Most of us have heard the one about the defendant who says, “It wasn’t me, your Honour. I was out of town that night. And anyway he started it.” In essence, that was the strategy of the prosecution. Among many procedural advantages enjoyed by the government, they can advance multiple theories of the crime and invite the jurors to pick whichever tickles their fancy. The first theory was outlined in the prosecution’s lurid opening statement. “Bank robbers wear masks and use guns,” Jeffrey Cramer told the jury. “These four, three lawyers and an accountant, dressed in ties and wore a suit.”
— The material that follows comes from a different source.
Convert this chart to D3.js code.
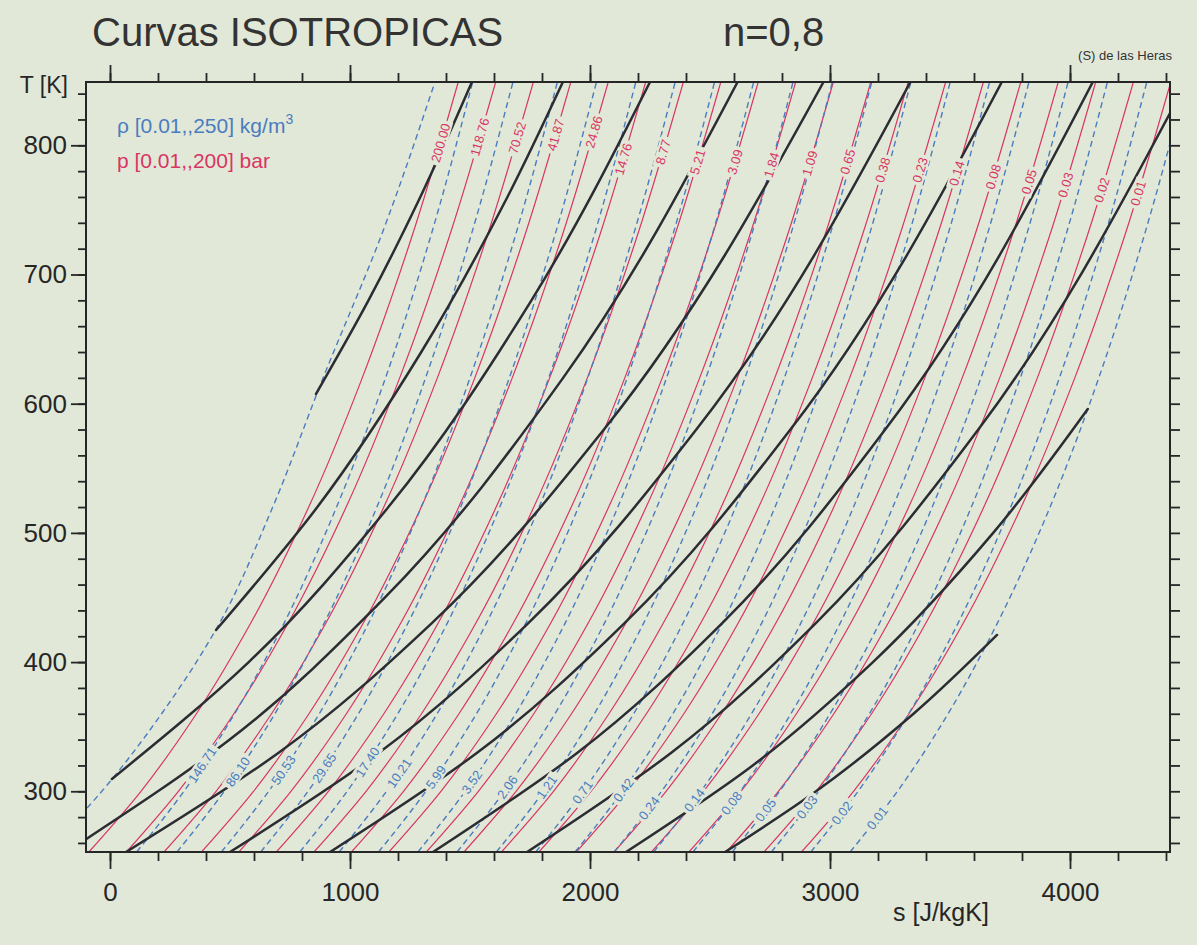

Don’t ask me why they had multiple ties but only one suit. It’s only one of the more obvious flaws in the theory. The real problem is that the prosecution could produce no victims of this louchely tailored heist. The companies that bought the Hollinger papers and paid Black’s non-compete fees were entirely indifferent on the matter: they looked on it as standard practice and part of the overall purchase price. As for the aggrieved minority shareholders who set in motion the Hollinger meltdown, they were nowhere in sight. Whatever their original fantasies about “realizing the value” of the company’s assets, by 2007 they understood that Barbara Amiel’s birthday party was chump change (US$42,870) compared to the cost of investigating Barbara Amiel’s birthday party (US$200 million). Had Conrad thrown Barbara a birthday party at La Grenouille every night of the week for 12 years, it still wouldn’t have added up to what Richard Breeden and the stooges installed at his behest spent looking into it. By the time Black and Co. were hauled into court, the “victims” were at least as furious with the post-Black management and the government.